Nun lebt sie mit ihren vier Kindern in einer Plastikhütte, die sie selbst gebaut hat. "Ich war schwanger und hatte jeden Tag Angst, dass mein Baby unterwegs zur Welt kommen würde", erzählt die junge Frau von der Flucht. "Mein Mann war eine große Hilfe, aber er hat es nicht über den Fluss geschafft. Er ist in den Fluten ertrunken." Vor zehn Tagen brachte sie in der Hütte ihre Tochter zur Welt.

"Jetzt habe ich unser letztes Geld für Baumaterialien und Nahrungsmittel ausgegeben", sagt sie. "Ich weiß nicht, wie es weiter geht. Alles hier ist sehr teuer, und bald werden wir Hilfe brauchen."

Im Rohingya-Flüchtlingslager Kutupalong boomt das Geschäft
Rohingya refugees who fled from Myanmar make their way after crossing the border in Palang Khali, near Cox's Bazar Bangladesh October 16, 2017. REUTERS/ Zohra Bensemra TPX IMAGES OF THE DAY

Um Überleben kämpfen

Ubaidul Hanna hingegen träumt von einem besseren Leben: "Wenn ich im nächsten Jahr genug verdiene, kann ich meiner Familie vielleicht ein richtiges Haus bauen", meint er. Bis vor kurzem noch Bauarbeiter, verkauft er nun Toilettenschüsseln, Bambusstöcke und Plastikplanen. "Das Geschäft läuft hier sehr gut", erzählt Hanna, der Tagelöhner aus seinem Dorf angestellt hat, um Toilettenschüsseln aus Beton zu formen. "Heute habe ich 250 davon an eine Hilfsorganisation verkauft." Sie kosten umgerechnet elf Euro pro Stück - eine beachtliche Summe in einem Land, in dem der monatliche Mindestlohn bei gerade einmal 51 Euro liegt.

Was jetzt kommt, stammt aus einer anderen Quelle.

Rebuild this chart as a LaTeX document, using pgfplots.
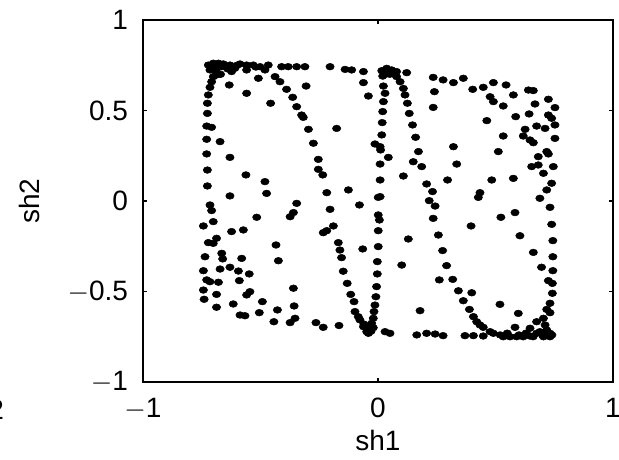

Hannas kleines, erfolgreiches Unternehmen, ausgestattet mit einem Ziegelsteinhaus und einer kleinen Fabrik, liegt nicht weit vom Kutupalong-Camp. Man muss nur über die neu geteerte Straße laufen, schon beginnen die Zeltplanen der Rohingya; schon versinkt man im nassen Schlamm der engen Wege, die sich kilometerweit durch das Lager derer schlängeln, die seit Wochen um ihr Überleben kämpfen.